The request: Starting with the first line of the listing, quote each line exactly until and including the one with "const overlayData = categories.map((name, i)", leaving pictures out.

Provided material:
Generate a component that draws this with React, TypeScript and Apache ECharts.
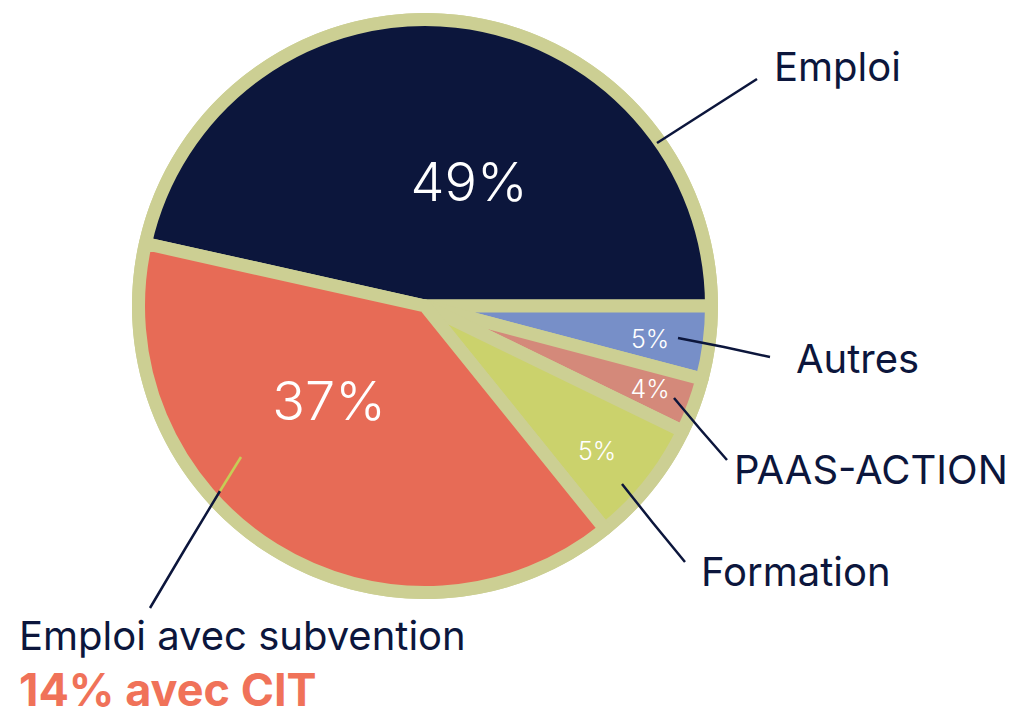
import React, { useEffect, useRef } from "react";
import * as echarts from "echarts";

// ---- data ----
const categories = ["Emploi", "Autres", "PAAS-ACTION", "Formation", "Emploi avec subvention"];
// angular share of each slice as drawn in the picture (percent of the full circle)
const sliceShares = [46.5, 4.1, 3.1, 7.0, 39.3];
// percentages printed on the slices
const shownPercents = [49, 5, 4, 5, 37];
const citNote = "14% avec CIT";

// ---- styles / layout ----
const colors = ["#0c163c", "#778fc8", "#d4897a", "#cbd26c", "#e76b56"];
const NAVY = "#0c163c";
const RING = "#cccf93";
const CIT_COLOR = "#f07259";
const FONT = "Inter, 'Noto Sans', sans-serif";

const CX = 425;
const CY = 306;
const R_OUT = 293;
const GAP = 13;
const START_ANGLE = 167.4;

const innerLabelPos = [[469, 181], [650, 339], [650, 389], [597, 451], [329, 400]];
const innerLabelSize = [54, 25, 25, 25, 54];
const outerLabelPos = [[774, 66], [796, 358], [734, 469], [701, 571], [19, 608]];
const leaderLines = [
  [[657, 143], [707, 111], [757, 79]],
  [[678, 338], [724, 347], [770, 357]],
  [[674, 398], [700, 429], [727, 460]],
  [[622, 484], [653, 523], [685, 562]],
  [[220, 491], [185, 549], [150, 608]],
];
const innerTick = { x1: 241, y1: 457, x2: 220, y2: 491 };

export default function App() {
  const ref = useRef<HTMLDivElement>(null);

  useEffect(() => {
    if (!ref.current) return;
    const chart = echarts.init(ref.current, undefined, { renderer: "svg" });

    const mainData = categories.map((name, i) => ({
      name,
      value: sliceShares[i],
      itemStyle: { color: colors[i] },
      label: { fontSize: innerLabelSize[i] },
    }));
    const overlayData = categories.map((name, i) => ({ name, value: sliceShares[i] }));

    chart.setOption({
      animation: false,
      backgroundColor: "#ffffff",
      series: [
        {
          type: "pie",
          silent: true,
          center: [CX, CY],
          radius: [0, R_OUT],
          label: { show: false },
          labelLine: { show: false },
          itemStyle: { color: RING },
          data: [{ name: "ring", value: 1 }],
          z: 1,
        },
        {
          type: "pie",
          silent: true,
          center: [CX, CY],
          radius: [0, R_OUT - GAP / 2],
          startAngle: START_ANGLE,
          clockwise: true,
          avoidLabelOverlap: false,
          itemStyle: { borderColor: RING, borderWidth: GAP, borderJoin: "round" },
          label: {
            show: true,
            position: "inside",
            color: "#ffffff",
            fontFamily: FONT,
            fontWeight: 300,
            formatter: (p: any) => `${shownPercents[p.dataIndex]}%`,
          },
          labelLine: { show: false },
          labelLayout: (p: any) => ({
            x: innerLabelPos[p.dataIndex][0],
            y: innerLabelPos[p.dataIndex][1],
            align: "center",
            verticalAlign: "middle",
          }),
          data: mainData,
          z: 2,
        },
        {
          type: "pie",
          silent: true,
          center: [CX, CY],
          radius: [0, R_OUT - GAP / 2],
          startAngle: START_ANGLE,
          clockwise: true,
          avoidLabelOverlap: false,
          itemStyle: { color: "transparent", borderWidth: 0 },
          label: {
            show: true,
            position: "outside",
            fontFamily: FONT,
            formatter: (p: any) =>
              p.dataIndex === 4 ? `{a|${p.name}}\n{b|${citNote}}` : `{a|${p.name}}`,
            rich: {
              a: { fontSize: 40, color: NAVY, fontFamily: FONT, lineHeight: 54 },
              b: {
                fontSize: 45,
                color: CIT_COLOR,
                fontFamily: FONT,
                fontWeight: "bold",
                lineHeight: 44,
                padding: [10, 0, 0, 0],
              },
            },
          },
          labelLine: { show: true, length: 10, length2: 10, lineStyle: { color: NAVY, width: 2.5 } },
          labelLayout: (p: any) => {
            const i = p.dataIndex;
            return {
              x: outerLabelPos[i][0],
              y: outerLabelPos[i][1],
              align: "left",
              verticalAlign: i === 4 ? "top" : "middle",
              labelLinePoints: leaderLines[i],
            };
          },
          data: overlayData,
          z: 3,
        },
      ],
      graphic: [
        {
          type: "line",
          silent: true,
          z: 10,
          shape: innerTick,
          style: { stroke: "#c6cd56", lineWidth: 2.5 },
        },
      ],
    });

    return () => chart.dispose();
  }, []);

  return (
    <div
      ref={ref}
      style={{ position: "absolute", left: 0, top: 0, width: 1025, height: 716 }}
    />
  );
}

The reply:
Generate a component that draws this with React, TypeScript and Apache ECharts.
import React, { useEffect, useRef } from "react";
import * as echarts from "echarts";

// ---- data ----
const categories = ["Emploi", "Autres", "PAAS-ACTION", "Formation", "Emploi avec subvention"];
// angular share of each slice as drawn in the picture (percent of the full circle)
const sliceShares = [46.5, 4.1, 3.1, 7.0, 39.3];
// percentages printed on the slices
const shownPercents = [49, 5, 4, 5, 37];
const citNote = "14% avec CIT";

// ---- styles / layout ----
const colors = ["#0c163c", "#778fc8", "#d4897a", "#cbd26c", "#e76b56"];
const NAVY = "#0c163c";
const RING = "#cccf93";
const CIT_COLOR = "#f07259";
const FONT = "Inter, 'Noto Sans', sans-serif";

const CX = 425;
const CY = 306;
const R_OUT = 293;
const GAP = 13;
const START_ANGLE = 167.4;

const innerLabelPos = [[469, 181], [650, 339], [650, 389], [597, 451], [329, 400]];
const innerLabelSize = [54, 25, 25, 25, 54];
const outerLabelPos = [[774, 66], [796, 358], [734, 469], [701, 571], [19, 608]];
const leaderLines = [
  [[657, 143], [707, 111], [757, 79]],
  [[678, 338], [724, 347], [770, 357]],
  [[674, 398], [700, 429], [727, 460]],
  [[622, 484], [653, 523], [685, 562]],
  [[220, 491], [185, 549], [150, 608]],
];
const innerTick = { x1: 241, y1: 457, x2: 220, y2: 491 };

export default function App() {
  const ref = useRef<HTMLDivElement>(null);

  useEffect(() => {
    if (!ref.current) return;
    const chart = echarts.init(ref.current, undefined, { renderer: "svg" });

    const mainData = categories.map((name, i) => ({
      name,
      value: sliceShares[i],
      itemStyle: { color: colors[i] },
      label: { fontSize: innerLabelSize[i] },
    }));
    const overlayData = categories.map((name, i) => ({ name, value: sliceShares[i] }));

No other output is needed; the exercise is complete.